At the operational level, Wang Xiaoshen, Vice Chairman and President of Ganfeng Lithium, introduced that lithium salt prices in 2025 were characterized by "initial decline followed by recovery, with quarterly differentiation." Through strategic upgrades, organizational restructuring, and flexible business strategies, the company stabilized its core business fundamentals. In 2025, the company completed the mining rights transfer for the Goulamina project in Mali, producing 336,600 tons of lithium spodumene concentrate; the Mariana lithium salt lake project successfully commenced production and gradually released capacity; and Phase I of the Cauchari-Olaroz project progressed smoothly with continuously declining costs. In the energy storage business, the company extended into areas such as commercial & industrial storage and independent shared storage, incubating energy storage companies like "E-Store" and "H-Store," and participated in dozens of large-scale energy storage power station projects. Among these, the largest single grid-forming energy storage station in China—the Inner Mongolia Arun Banner Grid-forming Energy Storage Station—has been successfully commissioned, and cooperation was established with Électricité de France (EDF).
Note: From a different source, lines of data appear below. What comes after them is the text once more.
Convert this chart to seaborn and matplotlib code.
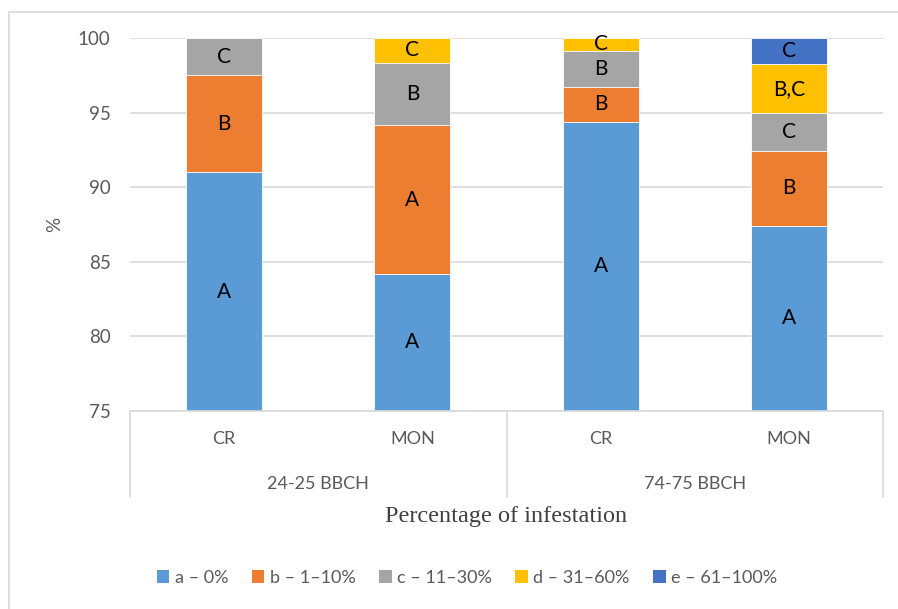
import matplotlib
matplotlib.use("Agg")
import matplotlib.pyplot as plt
from matplotlib.patches import Patch
from matplotlib.lines import Line2D
import seaborn as sns
import pandas as pd
import numpy as np

# Infestation classes and their shares (%) per variant
stages = ["24-25 BBCH", "24-25 BBCH", "74-75 BBCH", "74-75 BBCH"]
variants = ["CR", "MON", "CR", "MON"]
classes = ["a – 0%", "b – 1–10%", "c – 11–30%", "d – 31–60%", "e – 61–100%"]
share_a = [91.0, 84.2, 94.4, 87.4]
share_b = [6.5, 9.95, 2.3, 5.05]
share_c = [2.5, 4.2, 2.45, 2.5]
share_d = [0.0, 1.65, 0.85, 3.3]
share_e = [0.0, 0.0, 0.0, 1.75]
letters_a = ["A", "A", "A", "A"]
letters_b = ["B", "A", "B", "B"]
letters_c = ["C", "B", "B", "C"]
letters_d = ["", "C", "C", "B,C"]
letters_e = ["", "", "", "C"]
colors = ["#5B9BD5", "#ED7D31", "#A5A5A5", "#FFC000", "#4472C4"]

shares = [share_a, share_b, share_c, share_d, share_e]
letters = [letters_a, letters_b, letters_c, letters_d, letters_e]

sns.set_style("white")
plt.rcParams["font.family"] = ["Lato", "DejaVu Sans"]

W, H = 898, 609
fig = plt.figure(figsize=(W / 100, H / 100), dpi=100)
left, right, top, bottom = 130, 883, 38, 411
ax = fig.add_axes([left / W, 1 - bottom / H, (right - left) / W, (bottom - top) / H])

pos = [f"{s}|{v}" for s, v in zip(stages, variants)]
cum = np.cumsum(np.array(shares), axis=0)

# Stacked bars: draw cumulative totals from the top class down
for k in range(len(classes) - 1, -1, -1):
    df = pd.DataFrame({"pos": pos, "val": cum[k]})
    sns.barplot(data=df, x="pos", y="val", order=pos, color=colors[k],
                width=0.405, saturation=1, edgecolor="white", linewidth=0.6,
                ax=ax, zorder=2)

ax.set_ylim(75, 100)
ax.set_xlim(-0.5, 3.5)
ax.set_yticks([75, 80, 85, 90, 95, 100])
ax.tick_params(axis="y", length=0, labelsize=13.5, labelcolor="#595959", pad=14)
ax.set_xticks([])
ax.set_xlabel("")
ax.set_ylabel("%", fontsize=13.5, color="#595959", labelpad=2)
ax.yaxis.set_label_coords(-0.089, 0.5)
ax.grid(axis="y", color="#D9D9D9", linewidth=1.2, zorder=0)
ax.set_axisbelow(True)
for s in ax.spines.values():
    s.set_visible(False)

# Letters inside each segment, centred on the visible part
for k in range(len(classes)):
    for i in range(len(pos)):
        if not letters[k][i]:
            continue
        lo = cum[k - 1][i] if k > 0 else 75.0
        lo = max(lo, 75.0)
        hi = cum[k][i]
        ax.text(i, (lo + hi) / 2, letters[k][i], ha="center", va="center",
                fontsize=15, color="black", zorder=5)

# Two-level category axis
tr = ax.get_xaxis_transform()
line_kw = dict(color="#D9D9D9", linewidth=1.2, transform=tr, clip_on=False)
ax.add_line(Line2D([-0.5, 3.5], [0, 0], **line_kw))
for xb in [-0.5, 1.5, 3.5]:
    ax.add_line(Line2D([xb, xb], [0, -0.231], **line_kw))
for i, v in enumerate(variants):
    ax.text(i, -0.075, v, transform=tr, ha="center", va="center",
            fontsize=13, color="#595959")
for g, xc in zip(["24-25 BBCH", "74-75 BBCH"], [0.5, 2.5]):
    ax.text(xc, -0.195, g, transform=tr, ha="center", va="center",
            fontsize=13, color="#595959")
ax.text(1.5, -0.283, "Percentage of infestation", transform=tr,
        ha="center", va="center", fontsize=17.5, color="#404040",
        family=["Liberation Serif", "DejaVu Serif"])

# Legend
handles = [Patch(facecolor=c, edgecolor="none") for c in colors]
fig.legend(handles, classes, loc="center", bbox_to_anchor=(467 / W, 1 - 578 / H),
           ncol=5, frameon=False, fontsize=13, labelcolor="#595959",
           handlelength=0.7, handleheight=0.7, handletextpad=0.3,
           columnspacing=1.3)

# Chart frame
fig.add_artist(Line2D([8.5 / W, 8.5 / W], [0, 1 - 12 / H], color="#D9D9D9",
                      linewidth=1.2, transform=fig.transFigure))
fig.add_artist(Line2D([8.5 / W, 1], [1 - 12 / H, 1 - 12 / H], color="#D9D9D9",
                      linewidth=1.2, transform=fig.transFigure))

fig.savefig("out.png", dpi=100)
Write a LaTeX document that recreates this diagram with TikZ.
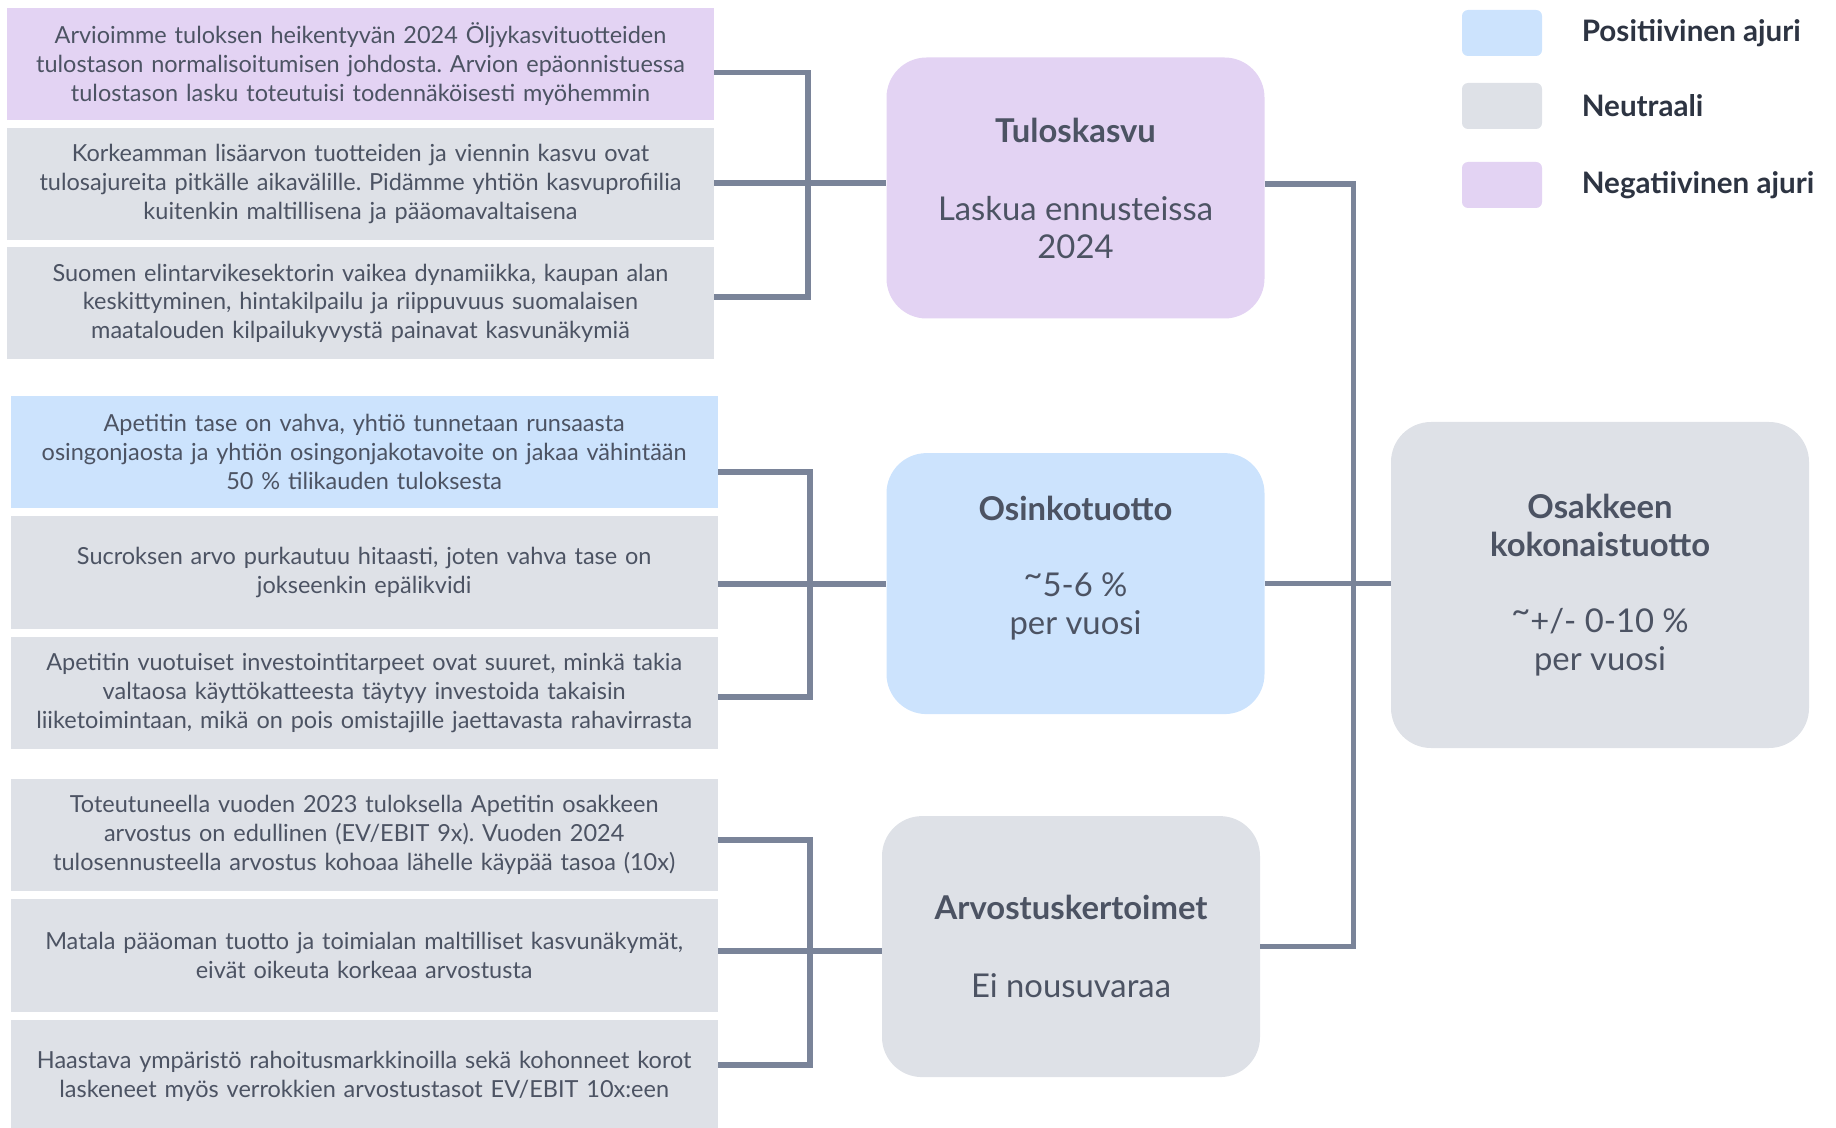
\documentclass[tikz,border=0pt]{standalone}
\usepackage{fontspec}
\setmainfont{Lato}
\frenchspacing
\usetikzlibrary{positioning}

\definecolor{negfill}{RGB}{227,211,243}
\definecolor{posfill}{RGB}{204,227,253}
\definecolor{neufill}{RGB}{222,225,231}
\definecolor{linkgray}{RGB}{122,132,153}
\definecolor{textgray}{RGB}{76,83,99}
\definecolor{keytextcol}{RGB}{45,52,66}

\newcommand{\apx}{\raisebox{.6ex}{\textasciitilde}}

\begin{document}
\begin{tikzpicture}[x=0.5pt,y=-0.5pt,
	driver/.style={fill=#1,text width=345pt,minimum width=353.5pt,minimum height=56.2pt,
		align=center,inner sep=0pt,text=textgray,font=\fontsize{11.75}{14.4}\selectfont},
	hub/.style={fill=#1,rounded corners=20pt,minimum width=189pt,minimum height=130.5pt,
		align=center,inner sep=0pt,text=textgray,font=\fontsize{16.4}{19}\selectfont},
	link/.style={draw=linkgray,line width=2.8pt},
	keybox/.style={fill=#1,rounded corners=3pt,minimum width=40pt,minimum height=23pt,inner sep=0pt},
	keylabel/.style={inner sep=0pt,text=keytextcol,font=\fontsize{14.8}{17}\selectfont\bfseries}]
	\useasboundingbox (0,0) rectangle (1836,1128);

	% drivers behind earnings growth
	\node[driver=negfill] (b1) at (360.5,63.8) {Arvioimme tuloksen heikentyvän 2024 Öljykasvituotteiden\\tulostason normalisoitumisen johdosta. Arvion epäonnistuessa\\tulostason lasku toteutuisi todennäköisesti myöhemmin};
	\node[driver=neufill] (b2) at (360.5,183.8) {Korkeamman lisäarvon tuotteiden ja viennin kasvu ovat\\tulosajureita pitkälle aikavälille. Pidämme yhtiön kasvuprofiilia\\kuitenkin maltillisena ja pääomavaltaisena};
	\node[driver=neufill] (b3) at (360.5,303.3) {Suomen elintarvikesektorin vaikea dynamiikka, kaupan alan\\keskittyminen, hintakilpailu ja riippuvuus suomalaisen\\maatalouden kilpailukyvystä painavat kasvunäkymiä};

	% drivers behind dividend yield
	\node[driver=posfill] (b4) at (364.2,451.9) {Apetitin tase on vahva, yhtiö tunnetaan runsaasta\\osingonjaosta ja yhtiön osingonjakotavoite on jakaa vähintään\\50 \% tilikauden tuloksesta};
	\node[driver=neufill] (b5) at (364.2,572.6) {Sucroksen arvo purkautuu hitaasti, joten vahva tase on\\jokseenkin epälikvidi};
	\node[driver=neufill] (b6) at (364.2,693.2) {Apetitin vuotuiset investointitarpeet ovat suuret, minkä takia\\valtaosa käyttökatteesta täytyy investoida takaisin\\liiketoimintaan, mikä on pois omistajille jaettavasta rahavirrasta};

	% drivers behind valuation multiples
	\node[driver=neufill] (b7) at (364.2,834.9) {Toteutuneella vuoden 2023 tuloksella Apetitin osakkeen\\arvostus on edullinen (EV/EBIT 9x). Vuoden 2024\\tulosennusteella arvostus kohoaa lähelle käypää tasoa (10x)};
	\node[driver=neufill] (b8) at (364.2,955.5) {Matala pääoman tuotto ja toimialan maltilliset kasvunäkymät,\\eivät oikeuta korkeaa arvostusta};
	\node[driver=neufill] (b9) at (364.2,1076) {Haastava ympäristö rahoitusmarkkinoilla sekä kohonneet korot\\laskeneet myös verrokkien arvostustasot EV/EBIT 10x:een};

	% return components
	\node[hub=negfill] (tulos) at (1075.5,188) {\textbf{Tuloskasvu}\\[20pt]Laskua ennusteissa\\2024};
	\node[hub=posfill] (osinko) at (1075.5,583.6) {\textbf{Osinkotuotto}\\[19pt]\apx5-6 \%\\per vuosi\\[-6pt]\strut};
	\node[hub=neufill] (arvo) at (1071,946.6) {\textbf{Arvostuskertoimet}\\[20pt]Ei nousuvaraa};
	\node[hub=neufill,minimum width=209pt,minimum height=163pt] (total) at (1600,585) {\textbf{Osakkeen}\\\textbf{kokonaistuotto}\\[19pt]\apx+/- 0-10 \%\\per vuosi};

	% junctions
	\coordinate (t1) at (808,72.6);
	\coordinate (m1) at (808,183);
	\coordinate (u1) at (808,297);
	\coordinate (t2) at (810,472);
	\coordinate (m2) at (810,584);
	\coordinate (u2) at (810,697);
	\coordinate (t3) at (810,840);
	\coordinate (m3) at (810,951);
	\coordinate (u3) at (810,1065);
	\coordinate (r1) at (1353.6,184);
	\coordinate (r3) at (1353.6,946.6);

	\draw[link] (b1.east |- t1) -- (t1) -- (u1) -- (b3.east |- u1);
	\draw[link] (b2.east |- m1) -- (tulos.west |- m1);
	\draw[link] (b4.east |- t2) -- (t2) -- (u2) -- (b6.east |- u2);
	\draw[link] (b5.east |- m2) -- (osinko.west |- m2);
	\draw[link] (b7.east |- t3) -- (t3) -- (u3) -- (b9.east |- u3);
	\draw[link] (b8.east |- m3) -- (arvo.west |- m3);
	\draw[link] (tulos.east |- r1) -- (r1) -- (r3) -- (arvo.east |- r3);
	\draw[link] (osinko.east) -- (total.west |- osinko.east);

	% legend
	\node[keybox=posfill] (kpos) at (1502,33) {};
	\node[keybox=neufill] (kneu) at (1502,106) {};
	\node[keybox=negfill] (kneg) at (1502,185) {};
	\node[keylabel,right=19.5pt of kpos] (lpos) {Positiivinen ajuri};
	\node[keylabel,right=19.5pt of kneu] (lneu) {Neutraali};
	\node[keylabel,right=19.5pt of kneg] (lneg) {Negatiivinen ajuri};
\end{tikzpicture}
\end{document}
Regarding solid-state batteries, Ganfeng Lithium's commercialization process accelerated in 2025. High-energy-density, high-power batteries for electric vertical take-off and landing (eVTOL) aircraft were deployed on the Aerofugia AE200-100 model, completing the first phase of manned test flights and achieving a first-mover advantage in the low-altitude economy sector. The company's high-performance cell battery systems cover a capacity range from 10kWh to 1000kWh, suitable for wide application in commercial vehicle models such as heavy trucks, mining trucks, light trucks, light buses, public buses, and sanitation vehicles. In battery recycling, the company established standardized recycling stations in 8 major cities, and the "2+8" project commenced production, achieving efficient full-component recovery of used lithium iron phosphate batteries. In 2025, the company purchased 272 million kWh of green electricity, equivalent to reducing approximately 144,500 tons of carbon dioxide emissions. The company is currently advancing two solid-state battery technology routes simultaneously: silicon-based anodes and lithium metal anodes. The second-generation solid-liquid hybrid battery uses metallic lithium as the anode; the 400Wh/kg battery cycle life has exceeded 1,100 cycles and completed engineering verification. The world's first 500Wh/kg-class 10Ah product has achieved small-batch production. The silicon-based anode route is also progressing simultaneously, achieving a gradient layout of products from 320 to 480Wh/kg, among which the 320Wh/kg cell cycle life has exceeded 1,000 cycles.

In response to questions regarding lithium concentrate and lithium salt inventory, Tianqi Lithium stated that as of now, the company's lithium concentrate and lithium salt inventories are at reasonable levels. The lithium concentrate inventory is sufficient to meet the daily production needs of its own lithium salt processing plants, and the cost of chemical-grade lithium concentrate used at various lithium chemical product production bases is basically close to the latest purchase price.